05 avril 2018

La tragique beauté de la rue

Le Père Michel Lessard, jésuite canadien, vient de passer quelques semaines comme bénévole au CHRS Forbin de la Fondation Saint Jean de Dieu. Il nous livre ici son témoignage.

Voilà longtemps que je ne me suis pas trouvé en service auprès des personnes en situation de précarité sociale. Ma formation professionnelle d’éducateur de rue en service social auprès des jeunes de la rue à Montréal m’avait déjà initié à ce type d’engagement. Mais près de 25 années s’étaient écoulées entre cette période de ma vie et mon stage comme bénévole à l’Accueil de nuit Forbin de Marseille.

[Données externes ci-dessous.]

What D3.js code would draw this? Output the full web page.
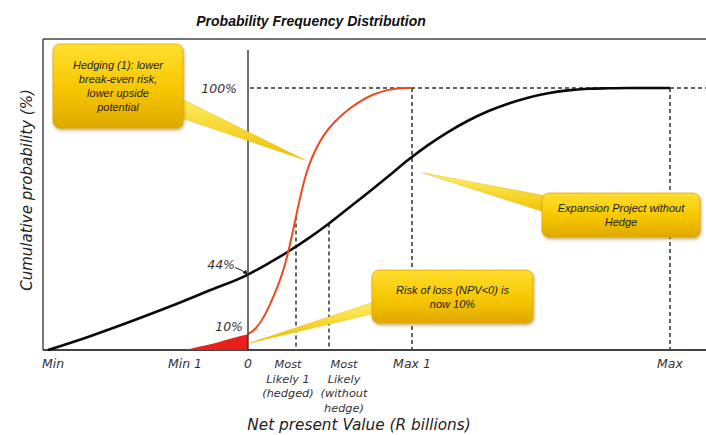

Je ne cacherai pas que je me suis trouvé en difficulté au début de mon stage, en janvier. Je voulais me montrer toujours prêt au service, souriant et faisant bonne figure. Mais je ne savais trop comment faire et je n’y arrivais pas. Un jour, un peu découragé, alors que je marchais dans la rue, je fis une rencontre fortuite : un homme « itinérant » (SDF) qui fréquentait Forbin m’a reconnu et m’a invité à prendre un café. Cet homme a senti qu’il pouvait parler de ses préoccupations et de ses difficultés en toute confiance avec un membre du personnel de Forbin.

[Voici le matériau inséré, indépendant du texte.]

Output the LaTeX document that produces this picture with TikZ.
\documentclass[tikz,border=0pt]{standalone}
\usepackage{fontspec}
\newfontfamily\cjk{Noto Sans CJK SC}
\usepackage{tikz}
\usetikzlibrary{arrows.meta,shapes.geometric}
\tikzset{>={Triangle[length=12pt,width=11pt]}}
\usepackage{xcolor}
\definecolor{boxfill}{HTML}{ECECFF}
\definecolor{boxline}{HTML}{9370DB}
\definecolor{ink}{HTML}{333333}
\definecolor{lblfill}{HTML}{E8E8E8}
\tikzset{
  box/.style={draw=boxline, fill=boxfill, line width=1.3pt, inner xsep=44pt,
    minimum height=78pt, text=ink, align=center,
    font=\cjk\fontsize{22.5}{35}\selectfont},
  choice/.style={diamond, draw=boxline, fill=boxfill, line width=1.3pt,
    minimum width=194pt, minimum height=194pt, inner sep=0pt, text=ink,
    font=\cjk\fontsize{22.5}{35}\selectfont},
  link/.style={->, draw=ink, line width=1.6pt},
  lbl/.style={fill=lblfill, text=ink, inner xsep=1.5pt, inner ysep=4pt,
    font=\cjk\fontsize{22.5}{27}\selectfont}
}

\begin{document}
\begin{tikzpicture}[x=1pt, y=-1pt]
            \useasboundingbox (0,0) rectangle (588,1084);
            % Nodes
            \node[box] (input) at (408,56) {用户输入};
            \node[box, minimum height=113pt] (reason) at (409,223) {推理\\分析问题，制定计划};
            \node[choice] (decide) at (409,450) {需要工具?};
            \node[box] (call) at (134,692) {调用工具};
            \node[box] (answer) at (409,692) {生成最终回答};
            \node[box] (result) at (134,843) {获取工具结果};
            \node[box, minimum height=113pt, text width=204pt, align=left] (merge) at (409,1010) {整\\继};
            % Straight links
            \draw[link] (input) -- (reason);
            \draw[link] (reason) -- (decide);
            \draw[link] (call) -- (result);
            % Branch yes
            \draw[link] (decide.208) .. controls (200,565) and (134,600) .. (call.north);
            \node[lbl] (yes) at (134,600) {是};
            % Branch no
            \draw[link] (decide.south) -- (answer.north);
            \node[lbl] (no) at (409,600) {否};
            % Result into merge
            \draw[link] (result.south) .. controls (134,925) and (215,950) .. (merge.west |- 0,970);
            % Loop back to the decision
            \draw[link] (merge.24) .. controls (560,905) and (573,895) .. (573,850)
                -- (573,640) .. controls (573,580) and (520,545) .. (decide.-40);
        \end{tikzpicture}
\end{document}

Ce jour-là, je me suis senti soulagé et heureux d’être ainsi identifié et accueilli par un homme qui était lui-même accueilli par le Centre d'hébergement Forbin. A travers cette première expérience, j’ai commencé à découvrir ce qui faisait la richesse de cette institution : être simplement soi-même, sans avoir besoin de porter les masques de bonté ou de bonheur ; être disponible pour quiconque sent le besoin de parler en toute confiance avec quelqu’un qui le respecte dans son humanité.

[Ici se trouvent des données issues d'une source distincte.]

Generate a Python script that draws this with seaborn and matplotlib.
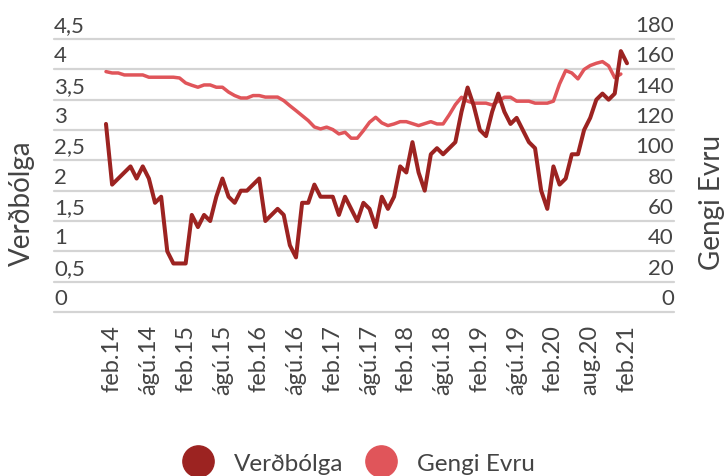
import matplotlib
matplotlib.use('Agg')
import matplotlib.pyplot as plt
import matplotlib.transforms as mtransforms
from matplotlib.lines import Line2D
import numpy as np
import pandas as pd
import seaborn as sns

sns.set_style('white')
plt.rcParams['font.family'] = ['Lato', 'DejaVu Sans']

# Monthly data, jan.14 - feb.21
verdbolga = [
    3.1, 2.1, 2.2, 2.3, 2.4, 2.2, 2.4, 2.2, 1.8, 1.9, 1.0, 0.8,   # 2014
    0.8, 0.8, 1.6, 1.4, 1.6, 1.5, 1.9, 2.2, 1.9, 1.8, 2.0, 2.0,   # 2015
    2.1, 2.2, 1.5, 1.6, 1.7, 1.6, 1.1, 0.9, 1.8, 1.8, 2.1, 1.9,   # 2016
    1.9, 1.9, 1.6, 1.9, 1.7, 1.5, 1.8, 1.7, 1.4, 1.9, 1.7, 1.9,   # 2017
    2.4, 2.3, 2.8, 2.3, 2.0, 2.6, 2.7, 2.6, 2.7, 2.8, 3.3, 3.7,   # 2018
    3.4, 3.0, 2.9, 3.3, 3.6, 3.3, 3.1, 3.2, 3.0, 2.8, 2.7, 2.0,   # 2019
    1.7, 2.4, 2.1, 2.2, 2.6, 2.6, 3.0, 3.2, 3.5, 3.6, 3.5, 3.6,   # 2020
    4.3, 4.1,                                                     # 2021
]

# Gengi Evru ends one month earlier (jan.21)
gengi_evru = [
    158.5, 157.6, 157.6, 156.3, 156.3, 156.3, 156.3, 154.8, 154.8, 154.8, 154.8, 154.8,
    154.3, 151.0, 149.5, 148.2, 149.7, 149.7, 148.2, 148.2, 145.0, 142.7, 141.1, 141.1,
    142.7, 142.7, 141.7, 141.7, 141.7, 139.4, 136.0, 132.8, 129.5, 126.2, 122.0, 120.7,
    121.9, 120.3, 117.4, 118.5, 114.6, 114.6, 119.6, 125.1, 128.4, 124.7, 122.9, 124.0,
    125.5, 125.5, 124.2, 122.9, 124.2, 125.5, 124.0, 124.0, 130.0, 136.7, 141.6, 139.0,
    137.7, 137.7, 137.7, 136.5, 139.0, 141.6, 141.6, 139.0, 139.0, 139.0, 137.7, 137.7,
    137.7, 139.0, 150.4, 159.2, 157.6, 153.7, 159.9, 162.5, 164.0, 165.1, 162.3, 154.5,
    156.9,
]

x_labels = ['feb.14', 'ágú.14', 'feb.15', 'ágú.15', 'feb.16', 'ágú.16', 'feb.17',
            'ágú.17', 'feb.18', 'ágú.18', 'feb.19', 'ágú.19', 'feb.20', 'aug.20', 'feb.21']

left_ticks = np.arange(0, 4.51, 0.5)
right_ticks = np.arange(0, 181, 20)

DARK = '#9c2321'
LIGHT = '#e0555a'
TEXT = '#444444'
GRID = '#d4d4d4'

df = pd.DataFrame({
    't': range(len(verdbolga)),
    'Verðbólga': verdbolga,
    'Gengi Evru': gengi_evru + [np.nan] * (len(verdbolga) - len(gengi_evru)),
})

fig = plt.figure(figsize=(7.27, 4.77), dpi=100)
ax = fig.add_axes([54 / 727, 1 - 313 / 477, 620 / 727, 273 / 477])
axr = ax.twinx()
# left axis (dark line) drawn on top, gridlines live on the right axis underneath
ax.set_zorder(axr.get_zorder() + 1)
ax.patch.set_visible(False)

sns.lineplot(data=df, x='t', y='Gengi Evru', ax=axr, color=LIGHT, lw=2.5)
sns.lineplot(data=df, x='t', y='Verðbólga', ax=ax, color=DARK, lw=2.9)

ax.set_xlim(-8.48, 92.67)
ax.set_ylim(0, 4.5)
axr.set_ylim(0, 180)

for a in (ax, axr):
    for s in a.spines.values():
        s.set_visible(False)

axr.grid(axis='y', color=GRID, linewidth=1.6)
axr.set_axisbelow(True)

ax.set_xticks(range(1, len(verdbolga), 6))
ax.set_xticklabels(x_labels, rotation=90, fontsize=17, color=TEXT)
ax.tick_params(axis='x', length=0, pad=8.5)
ax.set_xlabel('')

ax.set_yticks(left_ticks)
ax.set_yticklabels([f'{v:g}'.replace('.', ',') for v in left_ticks],
                   ha='left', fontsize=16, color=TEXT)
ax.tick_params(axis='y', length=0, pad=0)

axr.set_yticks(right_ticks)
axr.set_yticklabels([str(v) for v in right_ticks], ha='right', fontsize=16, color=TEXT)
axr.tick_params(axis='y', length=0, pad=0)

for gl in axr.get_ygridlines():
    gl.set_clip_on(False)

# tick labels sit above their gridlines
up = mtransforms.ScaledTranslation(0, 0.16, fig.dpi_scale_trans)
for lab in ax.get_yticklabels() + axr.get_yticklabels():
    lab.set_transform(lab.get_transform() + up)

ax.set_ylabel('Verðbólga', fontsize=20, color=TEXT, va='center')
ax.yaxis.set_label_coords(-0.0516, 0.403)
axr.set_ylabel('Gengi Evru', fontsize=20, color=TEXT, va='center')
axr.yaxis.set_label_coords(1.062, 0.405)

handles = [
    Line2D([], [], ls='none', marker='o', ms=22.5, color=DARK, label='Verðbólga'),
    Line2D([], [], ls='none', marker='o', ms=22.5, color=LIGHT, label='Gengi Evru'),
]
fig.legend(handles=handles, loc='center left', bbox_to_anchor=(180 / 727, 13 / 477),
           ncol=2, frameon=False, fontsize=17.5, labelcolor=TEXT,
           handlelength=1.45, handletextpad=0.75, columnspacing=0.85,
           borderpad=0, borderaxespad=0)

fig.savefig('out.png', dpi=100)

À Forbin, j’ai compris qu’il était difficile d’agir avec l’intention secrète de vouloir bien paraître devant les autres : les masques tombent rapidement ! J’ai compris qu’il était également difficile d’agir avec le dessein de s’accomplir personnellement en voulant faire plaisir aux autres à tout prix. Là aussi, à Forbin, cette intention cachée n’a pas sa place : c’est un bon endroit pour purifier son coeur, comme on dit. Et pour le coup, j’y ai vécu une excellente « purification »... dans le bon sens du terme.

Une fois que les masques de la recherche de soi sont tombés, l’accueil inconditionnel des personnes dans le besoin peut commencer ; le véritable don de soi peut alors se déployer dans toute son authenticité. Être simplement soi-même, sans porter en permanence les masques de bonté ou de bonheur, permet de découvrir la tragique beauté de la rue qui est teintée d’humanité, de don de soi et d’authenticité. Voilà certaines des valeurs vécues à Forbin. Elles m’ont appris à devenir, je l’espère, un meilleur humain.

Mon stage de bénévolat à Forbin fut pour moi un cadeau: c’est pourquoi je tiens à remercier tous ces hébergés, connus et anonymes, qui fréquentent cette institution et qui ont su me donner de grandes leçons d’humilité et d’humanité. Je remercie également les Frères hospitaliers de Saint Jean de Dieu, la direction, les salariés et les bénévoles : vous m’avez chaleureusement accueilli au sein de votre Famille hospitalière et vous m’avez enseigné l’authenticité dans la relation d’aide entre vous et auprès des plus démunis de notre société.